### TASK TO COMPLETE
Take every line from the material that has the word "chart" in it.
··· PROVIDED MATERIAL ···
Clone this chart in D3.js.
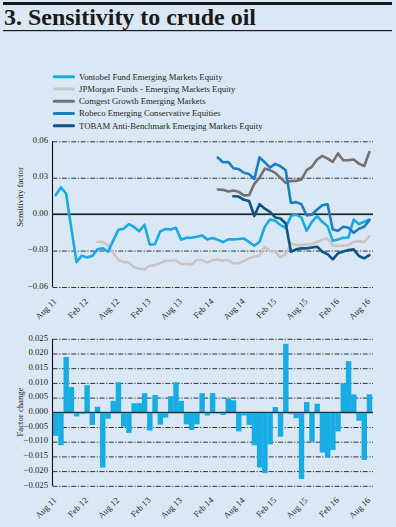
<!DOCTYPE html>
<html><head><meta charset="utf-8">
<script src="https://cdn.jsdelivr.net/npm/d3@7/dist/d3.min.js"></script>
<style>
html,body{margin:0;padding:0;background:#dae8f5;}
svg{display:block;}
text{font-family:"Liberation Serif","Times New Roman",serif;fill:#231f20;}
</style></head><body><svg id="c" width="396" height="527"></svg>
<script>
// ---------- data ----------
const titleText = "3. Sensitivity to crude oil";
const tickLabels = ["Aug 11","Feb 12","Aug 12","Feb 13","Aug 13","Feb 14","Aug 14","Feb 15","Aug 15","Feb 16","Aug 16"];
const tickMonths = [0,6,12,18,24,30,36,42,48,54,60]; // month index, 0 = Aug 2011
const seriesNames = ["Vontobel Fund Emerging Markets Equity","JPMorgan Funds - Emerging Markets Equity","Comgest Growth Emerging Markets","Robeco Emerging Conservative Equities","TOBAM Anti-Benchmark Emerging Markets Equity"];
const topTicks = [0.06,0.03,0.00,-0.03,-0.06];
const bottomTicks = [0.025,0.020,0.015,0.010,0.005,0.000,-0.005,-0.010,-0.015,-0.020,-0.025];

const vontobel = [0.0156,0.022,0.017,-0.0115,-0.0395,-0.0342,-0.0356,-0.0345,-0.029,-0.028,
 -0.031,-0.022,-0.0128,-0.012,-0.0082,-0.0105,-0.014,-0.0087,-0.025,-0.0248,
 -0.0142,-0.0122,-0.0126,-0.0112,-0.021,-0.0195,-0.0194,-0.0186,-0.0175,-0.0208,
 -0.0197,-0.021,-0.023,-0.0208,-0.0208,-0.0205,-0.02,-0.023,-0.026,-0.0227,
 -0.0104,-0.0044,-0.0055,-0.009,-0.0112,-0.0016,-0.0003,-0.0027,-0.0137,-0.0063,
 -0.0016,-0.0063,-0.0099,-0.022,-0.0208,-0.0195,-0.0192,-0.0044,-0.0082,-0.0063,
 -0.0044];
const jpmorgan = [null,null,null,null,null,null,null,null,
 -0.0227,-0.023,-0.0255,-0.032,-0.0378,-0.0395,-0.0397,-0.0438,-0.045,-0.0455,
 -0.0425,-0.042,-0.0405,-0.0384,-0.0384,-0.038,-0.041,-0.041,-0.0414,-0.0378,
 -0.0378,-0.04,-0.0378,-0.0373,-0.0384,-0.0378,-0.0405,-0.0405,-0.0386,-0.0364,
 -0.035,-0.034,-0.0268,-0.0304,-0.031,-0.0356,-0.033,-0.024,-0.0255,-0.0255,
 -0.025,-0.0247,-0.023,-0.0208,-0.02,-0.0258,-0.0263,-0.0258,-0.0255,-0.0227,
 -0.0222,-0.023,-0.018];
const comgest = [null,null,null,null,null,null,null,null,null,null,
 null,null,null,null,null,null,null,null,null,null,
 null,null,null,null,null,null,null,null,null,null,null,
 0.0203,0.0200,0.0187,0.0195,0.0184,0.0155,0.0157,0.025,0.030,0.0375,
 0.0362,0.034,0.0299,0.0258,0.0274,0.0274,0.0285,0.0362,0.039,0.045,
 0.048,0.0458,0.043,0.05,0.0444,0.0444,0.045,0.0416,0.0395,0.0512];
const robeco = [null,null,null,null,null,null,null,null,null,null,
 null,null,null,null,null,null,null,null,null,null,
 null,null,null,null,null,null,null,null,null,null,null,
 0.0466,0.0428,0.043,0.0378,0.0371,0.0341,0.033,0.029,0.0468,0.0426,
 0.0384,0.0414,0.0395,0.0362,0.0093,0.0099,0.0082,-0.0011,-0.0005,0.0038,
 0.0074,0.0082,-0.0126,-0.0137,-0.0104,-0.0112,-0.0153,-0.012,-0.0104,-0.0049];
const tobam = [null,null,null,null,null,null,null,null,null,null,
 null,null,null,null,null,null,null,null,null,null,
 null,null,null,null,null,null,null,null,null,null,
 null,null,null,null,
 0.0148,0.0145,0.0118,0.0108,-0.0015,0.0082,0.0045,0.0019,-0.0027,-0.0036,
 -0.0077,-0.031,-0.029,-0.0282,-0.0282,-0.0274,-0.0268,-0.031,-0.0329,-0.0373,
 -0.0323,-0.0307,-0.0296,-0.029,-0.0345,-0.0364,-0.0337];
const factorChange = [-0.008,-0.0112,0.0188,0.0086,-0.0014,-0.0005,0.0092,-0.0043,0.0019,-0.0188,
 -0.0022,0.0039,0.0102,-0.0049,-0.007,0.0031,0.0031,0.0065,-0.0062,0.0059,
 -0.0042,-0.0018,0.0055,0.0102,0.0039,-0.0041,-0.006,-0.0041,0.0065,-0.0011,
 0.0065,-0.0003,-0.0009,0.0047,0.0041,-0.0065,-0.0011,-0.0043,-0.0112,-0.0188,
 -0.0207,-0.0109,0.0018,-0.0083,0.0233,-0.0006,-0.002,-0.0227,0.0035,-0.01,
 0.0029,-0.0137,-0.0154,-0.0128,-0.0065,0.0099,0.0174,0.0061,-0.0029,-0.0162,
 0.0061];

// ---------- styles ----------
const seriesData = [vontobel, jpmorgan, comgest, robeco, tobam];
const seriesColors = ["#1aa9e1","#c9c5c2","#75716f","#1a7fc1","#0e5582"];
const drawOrder = [1,0,2,3,4];
const barColor = "#17ade4";
const gridDash = "5,1.6,1.2,1.6";

const svg = d3.select("#c");
svg.append("rect").attr("width",396).attr("height",527).attr("fill","#dae8f5");

// header
svg.append("rect").attr("x",3).attr("y",2).attr("width",389).attr("height",3).attr("fill","#1a1a1a");
svg.append("text").attr("x",4).attr("y",24.5).text(titleText)
  .attr("font-size",24).attr("font-weight","bold").style("fill","#1a1a1a")
  .attr("textLength",252).attr("lengthAdjust","spacingAndGlyphs");
svg.append("rect").attr("x",3).attr("y",30).attr("width",389).attr("height",1.2).attr("fill","#1a1a1a");

// legend
const leg = svg.append("g");
seriesNames.forEach((n,i)=>{
  const cy = 76.7 + i*12.25;
  leg.append("line").attr("x1",54.3).attr("x2",73.5).attr("y1",cy).attr("y2",cy)
    .attr("stroke",seriesColors[i]).attr("stroke-width",3).attr("stroke-linecap","round");
  leg.append("text").attr("x",79).attr("y",cy+2.9).attr("font-size",8.7).text(n);
});

const x = d3.scaleLinear().domain([-0.5,60.5]).range([53,372]);
const axisX = 52.5, gridRight = 373;

function panel(y, ticks, fmt, axisTitle, titleY, drawMarks){
  const g = svg.append("g");
  const yAx = d3.axisLeft(y).tickValues(ticks).tickFormat(fmt)
    .tickSize(-(gridRight-axisX)).tickPadding(4.5);
  const ga = g.append("g").attr("transform",`translate(${axisX},0)`).call(yAx);
  ga.select(".domain").remove();
  ga.selectAll(".tick line").attr("stroke","#1f1f1f")
    .attr("stroke-width",0.9)
    .attr("stroke-dasharray",d=>d===0?null:gridDash);
  ga.selectAll(".tick text").attr("font-size",8.7).attr("dy","0.14em")
    .style("font-family",'"Liberation Serif",serif').style("fill","#231f20");
  drawMarks(g);
  const [y0,y1] = [y(ticks[ticks.length-1]), y(ticks[0])];
  g.append("line").attr("x1",axisX).attr("x2",gridRight).attr("y1",y(0)).attr("y2",y(0))
    .attr("stroke","#1f1f1f").attr("stroke-width",1);
  g.append("line").attr("x1",axisX).attr("x2",axisX).attr("y1",y1).attr("y2",y0)
    .attr("stroke","#111").attr("stroke-width",1.1);
  const xa = d3.axisBottom(x).tickValues(tickMonths).tickFormat((d,i)=>tickLabels[i]).tickSize(0);
  const gx = g.append("g").attr("transform",`translate(0,${y0})`).call(xa);
  gx.select(".domain").remove();
  gx.selectAll(".tick text").attr("x",0).attr("y",0).attr("dy",0)
    .attr("text-anchor","end").attr("font-size",8.7)
    .style("font-family",'"Liberation Serif",serif').style("fill","#231f20")
    .attr("transform","translate(1,15) rotate(-45)");
  g.append("text").attr("transform",`translate(22.5,${titleY}) rotate(-90)`)
    .attr("text-anchor","middle").attr("font-size",8.7).text(axisTitle);
  return g;
}

// top chart
const yTop = d3.scaleLinear().domain([-0.06,0.06]).range([287,141.3]);
const line = d3.line().defined(d=>d!=null).x((d,i)=>x(i)).y(d=>yTop(d));
panel(yTop, topTicks, d3.format(".2f"), "Sensitivity factor", 197, g=>{
  // zero line drawn beneath the lines too
  g.append("line").attr("x1",axisX).attr("x2",gridRight).attr("y1",yTop(0)).attr("y2",yTop(0))
    .attr("stroke","#1f1f1f").attr("stroke-width",1);
});
// lines on top of the zero line
const gLines = svg.append("g");
drawOrder.forEach(k=>{
  gLines.append("path").datum(seriesData[k]).attr("d",line).attr("fill","none")
    .attr("stroke",seriesColors[k]).attr("stroke-width",2.6)
    .attr("stroke-linejoin","round").attr("stroke-linecap","round");
});

// bottom chart
const yBot = d3.scaleLinear().domain([-0.025,0.025]).range([485.8,338.8]);
panel(yBot, bottomTicks, d3.format(".3f"), "Factor change", 412, g=>{
  g.append("g").selectAll("rect").data(factorChange).join("rect")
    .attr("x",(d,i)=>x(i-0.5)).attr("width",(d,i)=>x(i+0.5)-x(i-0.5)+0.2)
    .attr("y",d=>yBot(Math.max(0,d))).attr("height",d=>Math.abs(yBot(d)-yBot(0)))
    .attr("fill",barColor);
});
</script></body></html>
···
### FINISHED ANSWER
Clone this chart in D3.js.
// top chart
// bottom chart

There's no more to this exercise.